MATERIALS PROVIDED:
⁂

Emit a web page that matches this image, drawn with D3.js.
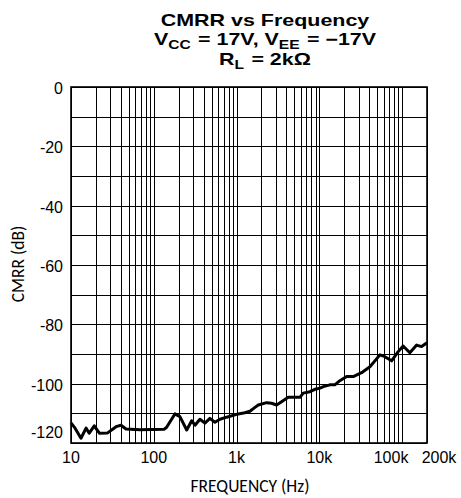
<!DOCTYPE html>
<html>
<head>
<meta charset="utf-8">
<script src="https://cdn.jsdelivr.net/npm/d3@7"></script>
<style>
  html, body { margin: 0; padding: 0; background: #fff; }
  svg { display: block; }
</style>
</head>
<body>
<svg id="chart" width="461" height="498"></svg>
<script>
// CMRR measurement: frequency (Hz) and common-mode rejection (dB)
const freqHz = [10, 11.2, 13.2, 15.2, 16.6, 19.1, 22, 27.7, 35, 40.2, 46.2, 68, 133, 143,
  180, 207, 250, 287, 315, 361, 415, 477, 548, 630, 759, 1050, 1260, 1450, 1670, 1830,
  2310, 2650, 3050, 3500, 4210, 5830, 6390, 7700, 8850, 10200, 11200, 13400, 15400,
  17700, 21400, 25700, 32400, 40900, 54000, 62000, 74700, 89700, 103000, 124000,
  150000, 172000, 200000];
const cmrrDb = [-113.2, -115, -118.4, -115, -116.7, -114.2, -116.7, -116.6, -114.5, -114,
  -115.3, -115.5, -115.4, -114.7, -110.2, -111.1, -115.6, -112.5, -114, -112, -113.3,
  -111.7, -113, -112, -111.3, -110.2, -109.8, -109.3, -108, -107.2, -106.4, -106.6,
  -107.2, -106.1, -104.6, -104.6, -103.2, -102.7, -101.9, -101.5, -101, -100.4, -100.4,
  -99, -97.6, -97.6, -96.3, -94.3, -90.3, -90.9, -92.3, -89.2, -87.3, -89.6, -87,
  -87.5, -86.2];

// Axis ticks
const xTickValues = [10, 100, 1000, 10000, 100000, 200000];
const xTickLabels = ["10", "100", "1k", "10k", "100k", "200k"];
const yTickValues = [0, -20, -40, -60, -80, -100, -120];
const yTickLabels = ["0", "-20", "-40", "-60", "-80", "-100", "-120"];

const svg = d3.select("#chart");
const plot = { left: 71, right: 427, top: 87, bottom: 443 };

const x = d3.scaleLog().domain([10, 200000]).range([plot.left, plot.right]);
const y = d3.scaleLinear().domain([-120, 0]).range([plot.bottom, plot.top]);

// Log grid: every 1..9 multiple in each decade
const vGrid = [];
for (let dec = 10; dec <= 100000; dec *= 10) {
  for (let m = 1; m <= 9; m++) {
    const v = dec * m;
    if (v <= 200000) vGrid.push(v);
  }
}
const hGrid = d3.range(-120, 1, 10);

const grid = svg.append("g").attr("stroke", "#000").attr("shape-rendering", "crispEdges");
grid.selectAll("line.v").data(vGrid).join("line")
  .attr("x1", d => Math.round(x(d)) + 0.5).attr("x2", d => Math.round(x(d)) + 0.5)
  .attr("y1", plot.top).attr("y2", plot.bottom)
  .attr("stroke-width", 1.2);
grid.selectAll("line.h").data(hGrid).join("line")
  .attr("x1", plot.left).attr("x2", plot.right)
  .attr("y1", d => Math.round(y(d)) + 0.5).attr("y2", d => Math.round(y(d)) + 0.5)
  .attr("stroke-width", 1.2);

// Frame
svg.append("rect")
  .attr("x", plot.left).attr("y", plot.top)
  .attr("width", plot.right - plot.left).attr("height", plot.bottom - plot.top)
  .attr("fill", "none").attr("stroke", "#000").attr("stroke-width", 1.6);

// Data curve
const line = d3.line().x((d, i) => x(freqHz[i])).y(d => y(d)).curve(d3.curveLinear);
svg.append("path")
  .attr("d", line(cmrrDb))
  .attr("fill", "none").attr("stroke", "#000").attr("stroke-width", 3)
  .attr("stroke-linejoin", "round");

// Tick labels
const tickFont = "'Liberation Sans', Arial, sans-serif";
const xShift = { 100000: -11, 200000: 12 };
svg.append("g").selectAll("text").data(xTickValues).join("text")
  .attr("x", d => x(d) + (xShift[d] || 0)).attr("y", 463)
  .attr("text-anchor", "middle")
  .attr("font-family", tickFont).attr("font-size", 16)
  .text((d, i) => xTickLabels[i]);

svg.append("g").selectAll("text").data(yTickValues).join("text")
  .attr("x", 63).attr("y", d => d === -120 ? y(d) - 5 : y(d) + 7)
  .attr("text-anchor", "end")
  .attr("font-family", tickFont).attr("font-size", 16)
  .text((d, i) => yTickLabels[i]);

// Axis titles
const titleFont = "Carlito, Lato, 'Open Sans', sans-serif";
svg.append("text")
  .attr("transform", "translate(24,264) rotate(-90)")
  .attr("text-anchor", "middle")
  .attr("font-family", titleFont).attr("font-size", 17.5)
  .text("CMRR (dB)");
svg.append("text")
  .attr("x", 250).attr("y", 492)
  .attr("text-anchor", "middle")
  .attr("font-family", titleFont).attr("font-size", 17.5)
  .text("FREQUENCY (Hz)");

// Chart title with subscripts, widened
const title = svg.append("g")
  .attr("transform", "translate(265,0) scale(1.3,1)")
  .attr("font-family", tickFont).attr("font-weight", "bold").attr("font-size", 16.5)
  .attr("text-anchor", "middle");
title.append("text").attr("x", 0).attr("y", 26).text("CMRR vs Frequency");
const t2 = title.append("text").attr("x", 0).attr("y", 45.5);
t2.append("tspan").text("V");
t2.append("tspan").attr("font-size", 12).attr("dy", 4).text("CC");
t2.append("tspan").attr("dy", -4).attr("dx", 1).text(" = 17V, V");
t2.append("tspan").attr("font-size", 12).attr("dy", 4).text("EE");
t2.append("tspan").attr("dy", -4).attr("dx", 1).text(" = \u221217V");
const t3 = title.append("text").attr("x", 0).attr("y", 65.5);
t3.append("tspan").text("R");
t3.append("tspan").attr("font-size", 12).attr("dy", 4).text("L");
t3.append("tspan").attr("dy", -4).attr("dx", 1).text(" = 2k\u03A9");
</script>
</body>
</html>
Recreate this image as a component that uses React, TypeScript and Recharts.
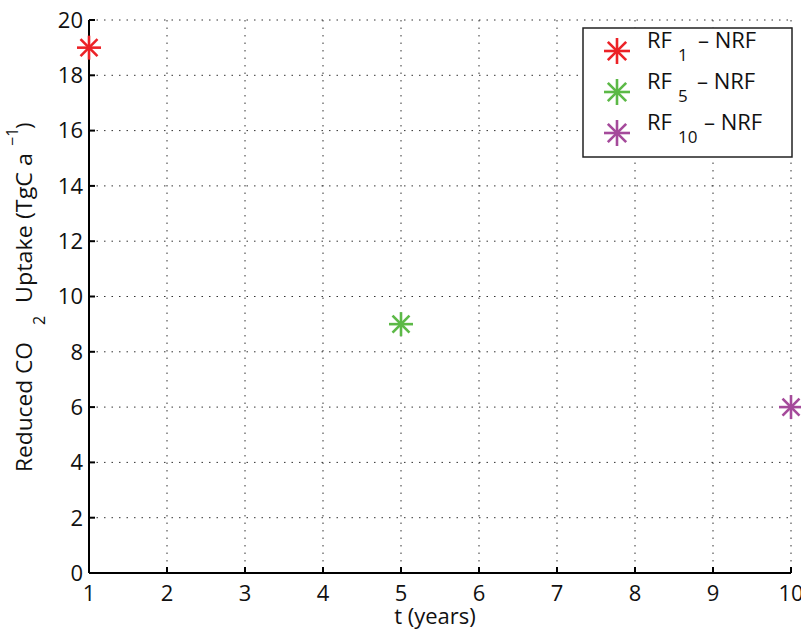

⁂

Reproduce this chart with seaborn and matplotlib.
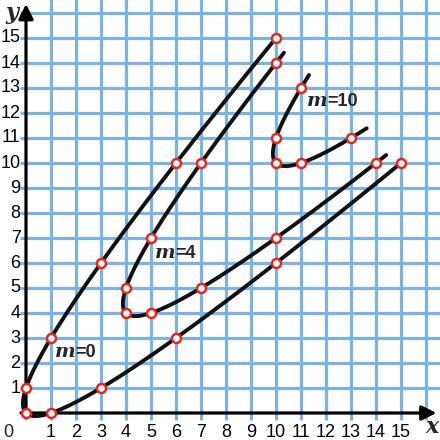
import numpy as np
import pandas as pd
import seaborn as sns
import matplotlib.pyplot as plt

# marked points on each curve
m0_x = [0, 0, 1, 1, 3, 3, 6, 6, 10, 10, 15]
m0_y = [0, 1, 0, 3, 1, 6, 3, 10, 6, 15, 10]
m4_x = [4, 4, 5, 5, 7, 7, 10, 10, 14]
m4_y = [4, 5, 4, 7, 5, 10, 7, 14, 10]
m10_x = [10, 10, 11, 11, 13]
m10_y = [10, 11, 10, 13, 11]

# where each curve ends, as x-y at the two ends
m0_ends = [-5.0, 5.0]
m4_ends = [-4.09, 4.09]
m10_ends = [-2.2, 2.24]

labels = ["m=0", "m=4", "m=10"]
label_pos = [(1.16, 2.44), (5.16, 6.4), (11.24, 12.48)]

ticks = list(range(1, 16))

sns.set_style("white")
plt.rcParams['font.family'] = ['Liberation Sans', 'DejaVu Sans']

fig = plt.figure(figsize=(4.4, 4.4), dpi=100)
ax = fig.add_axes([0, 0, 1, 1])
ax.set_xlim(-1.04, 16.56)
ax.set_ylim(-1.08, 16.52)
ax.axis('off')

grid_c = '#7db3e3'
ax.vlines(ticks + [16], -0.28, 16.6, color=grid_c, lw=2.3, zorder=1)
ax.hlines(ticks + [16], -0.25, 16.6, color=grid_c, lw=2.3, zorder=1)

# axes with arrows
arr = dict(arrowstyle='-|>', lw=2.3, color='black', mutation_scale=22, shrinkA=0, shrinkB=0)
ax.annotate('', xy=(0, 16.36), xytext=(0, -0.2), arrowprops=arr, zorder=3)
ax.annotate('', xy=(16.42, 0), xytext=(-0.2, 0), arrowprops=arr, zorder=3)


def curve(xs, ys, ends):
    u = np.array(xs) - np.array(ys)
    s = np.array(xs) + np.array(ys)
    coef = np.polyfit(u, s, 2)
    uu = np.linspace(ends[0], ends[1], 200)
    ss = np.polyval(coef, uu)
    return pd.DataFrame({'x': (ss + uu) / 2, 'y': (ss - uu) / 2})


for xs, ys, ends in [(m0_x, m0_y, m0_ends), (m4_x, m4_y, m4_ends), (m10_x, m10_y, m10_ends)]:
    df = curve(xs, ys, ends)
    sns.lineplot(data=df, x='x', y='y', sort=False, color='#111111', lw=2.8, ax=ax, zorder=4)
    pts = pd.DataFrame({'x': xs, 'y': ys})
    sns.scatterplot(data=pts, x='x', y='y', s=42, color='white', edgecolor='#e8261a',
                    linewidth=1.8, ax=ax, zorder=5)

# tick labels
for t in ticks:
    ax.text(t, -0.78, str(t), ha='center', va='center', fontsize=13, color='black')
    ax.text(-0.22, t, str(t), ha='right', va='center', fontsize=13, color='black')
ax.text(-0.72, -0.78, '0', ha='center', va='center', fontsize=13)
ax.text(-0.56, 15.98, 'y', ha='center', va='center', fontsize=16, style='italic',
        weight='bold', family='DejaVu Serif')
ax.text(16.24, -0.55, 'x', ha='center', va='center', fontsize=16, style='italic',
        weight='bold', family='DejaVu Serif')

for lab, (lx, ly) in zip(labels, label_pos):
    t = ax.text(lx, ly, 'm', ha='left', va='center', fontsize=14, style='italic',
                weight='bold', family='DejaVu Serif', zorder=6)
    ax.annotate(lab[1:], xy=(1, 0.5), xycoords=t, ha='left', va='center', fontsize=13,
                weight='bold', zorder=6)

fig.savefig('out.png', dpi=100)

⁂

TASK TO CARRY OUT: Starting at the line that contains "Reproduce this chart" and stopping after the line that contains "-0.25, 16.6, color=grid_c, lw=2.3, zorder=1)", copy every line exactly. Leave any pictures behind.

FINISHED EXERCISE:
Reproduce this chart with seaborn and matplotlib.
import numpy as np
import pandas as pd
import seaborn as sns
import matplotlib.pyplot as plt

# marked points on each curve
m0_x = [0, 0, 1, 1, 3, 3, 6, 6, 10, 10, 15]
m0_y = [0, 1, 0, 3, 1, 6, 3, 10, 6, 15, 10]
m4_x = [4, 4, 5, 5, 7, 7, 10, 10, 14]
m4_y = [4, 5, 4, 7, 5, 10, 7, 14, 10]
m10_x = [10, 10, 11, 11, 13]
m10_y = [10, 11, 10, 13, 11]

# where each curve ends, as x-y at the two ends
m0_ends = [-5.0, 5.0]
m4_ends = [-4.09, 4.09]
m10_ends = [-2.2, 2.24]

labels = ["m=0", "m=4", "m=10"]
label_pos = [(1.16, 2.44), (5.16, 6.4), (11.24, 12.48)]

ticks = list(range(1, 16))

sns.set_style("white")
plt.rcParams['font.family'] = ['Liberation Sans', 'DejaVu Sans']

fig = plt.figure(figsize=(4.4, 4.4), dpi=100)
ax = fig.add_axes([0, 0, 1, 1])
ax.set_xlim(-1.04, 16.56)
ax.set_ylim(-1.08, 16.52)
ax.axis('off')

grid_c = '#7db3e3'
ax.vlines(ticks + [16], -0.28, 16.6, color=grid_c, lw=2.3, zorder=1)
ax.hlines(ticks + [16], -0.25, 16.6, color=grid_c, lw=2.3, zorder=1)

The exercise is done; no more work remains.